Lune, 13 ans, subit plus que son lot de malheur. Depuis quelques temps, elle ne voit plus les couleurs. Sa vie va du blanc au noir en passant par tous les gris. Autre invasion de la noirceur, sa mère s’est trouvé un nouveau compagnon, Malco, qui jour après jour se fait plus possessif et violent.
Un jour, sur un prospectus pour une expo parisienne, les couleurs lui explosent à la figure. Il faut qu’elle aille au musée, pour peut-être comprendre, et guérir. Mais véto de Malco sur cette sortie parisienne. Lune fugue et part seule à Paris. Sur tout le chemin, elle croit être poursuivi par Malco. Impossible ?
Après quelques difficultés, elle arrive enfin au musée. Malco l’attend.
Et là, tout bascule... dans un tableau.



« Fuir Malco » commence comme un roman social, dépeignant le difficile quotidien d’une mère célibataire et de sa fille affligée d’un mal que les médecins ne savent expliquer. Mais la vie continue, comme-ci comme-ça, malgré les difficultés. L’arrivée de Malco va bien sûr bouleverser la complicité mère-fille et introduire un nouveau rapport de force dans la famille. Très vite, comme tout mâle violent, il s’impose et impose.

Le roman, raconté à la première personne du point de vue de Lune, donne bien sûr un avis biaisé, comme très souvent lorsqu’un parent retrouve un compagnon.
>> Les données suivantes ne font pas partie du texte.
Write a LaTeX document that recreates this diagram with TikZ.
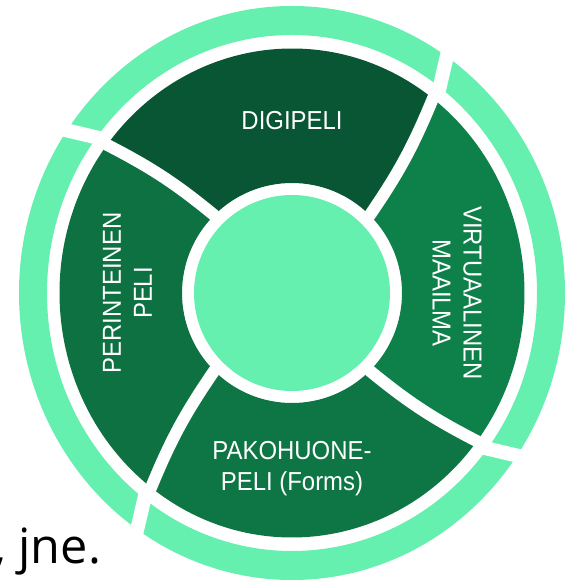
\documentclass[tikz,border=0pt]{standalone}
\usepackage{fontspec}
\setmainfont{Liberation Sans}
\newfontfamily\slidefont{Open Sans}
\usetikzlibrary{positioning}

\definecolor{mint}{RGB}{102,240,176}
\definecolor{pineTop}{RGB}{9,86,52}
\definecolor{pineLeft}{RGB}{13,113,65}
\definecolor{pineRight}{RGB}{14,128,73}
\definecolor{pineBot}{RGB}{13,118,68}

\begin{document}
\begin{tikzpicture}[
	x=1pt, y=1pt,
	seg/.style = {fill=#1},
	cut/.style = {draw=white, line width=#1},
	lbl/.style = {text=white, inner sep=0pt, align=center,
		font=\fontsize{26}{31}\selectfont, rotate=#1, xscale=.92},
	lbl/.default = 0
	]
	\useasboundingbox (-292,-287) rectangle (281,293);
	
	% outer ring
	\fill[mint, even odd rule] (0,0) ellipse [x radius=273pt, y radius=287pt]
		(0,0) ellipse [x radius=245pt, y radius=258pt];
	% the four swirled segments
	\foreach \a/\c in {45/pineTop, 135/pineLeft, 225/pineBot, 315/pineRight}
		\fill[seg=\c] (\a:110pt) to[bend right=6] (\a+7.7:232.5pt and 244.5pt)
			arc[start angle=\a+7.7, end angle=\a+97.7, x radius=232.5pt, y radius=244.5pt]
			to[bend left=6] (\a+90:110pt)
			arc[start angle=\a+90, end angle=\a, radius=110pt] -- cycle;
	% white cuts
	\foreach \a in {45,135,225,315} {
		\draw[cut=12pt, line cap=round] (\a:110pt) to[bend right=6] (\a+7.7:232.5pt and 244.5pt);
		\draw[cut=14pt] (\a+7.4:240pt and 253pt) -- (\a+11.1:281pt and 295pt);
	}
	
	\node (hub) [circle, fill=mint, minimum size=196pt, inner sep=0pt] at (0,0) {};
	%
	\node (digi) [lbl] at (0,172) {DIGIPELI};
	\node (perint) [lbl=90] at (-164.5,0) {PERINTEINEN\\PELI};
	\node (virt) [lbl=-90] at (165,0) {VIRTUAALINEN\\MAAILMA};
	\node (pako) [lbl, anchor=north] at (0,-148) {PAKOHUONE-\\PELI (Forms)};
	\node (jne) [anchor=base west, inner sep=0pt,
		font=\slidefont\fontsize{48.6}{58}\selectfont] at (-298,-270) {, jne.};
\end{tikzpicture}
\end{document}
Mais très vite, on ne peut plus supposer que Lune est paranoïaque ou extrêmement jalouse : Malco, en sus d’être d’un homme déplaisant, écrivain raté obligé d’exercer un boulot alimentaire physique, s’avère sournois et méchant. Voire plus encore.

Et c’est un peu avant la moitié de ce premier tome que ce qui pouvait passer pour des hallucinations se révèle bien réel : Malco commence aux ombres, lâche aux trousses de Lune des créatures de ténèbres, chiens, corbeaux... Plus que jamais, l’obscurité est synonyme de danger pour la petit blonde.
Heureusement, la pré-ado est déterminée. Et la peur est un moteur puissant, qui la pousse tout le long à puiser dans des réserves qu’elle ne se connaissait pas.
Là voilà donc qui bascule dans “Le Marché aux chevaux”, un tableau de Rosa Bonheur.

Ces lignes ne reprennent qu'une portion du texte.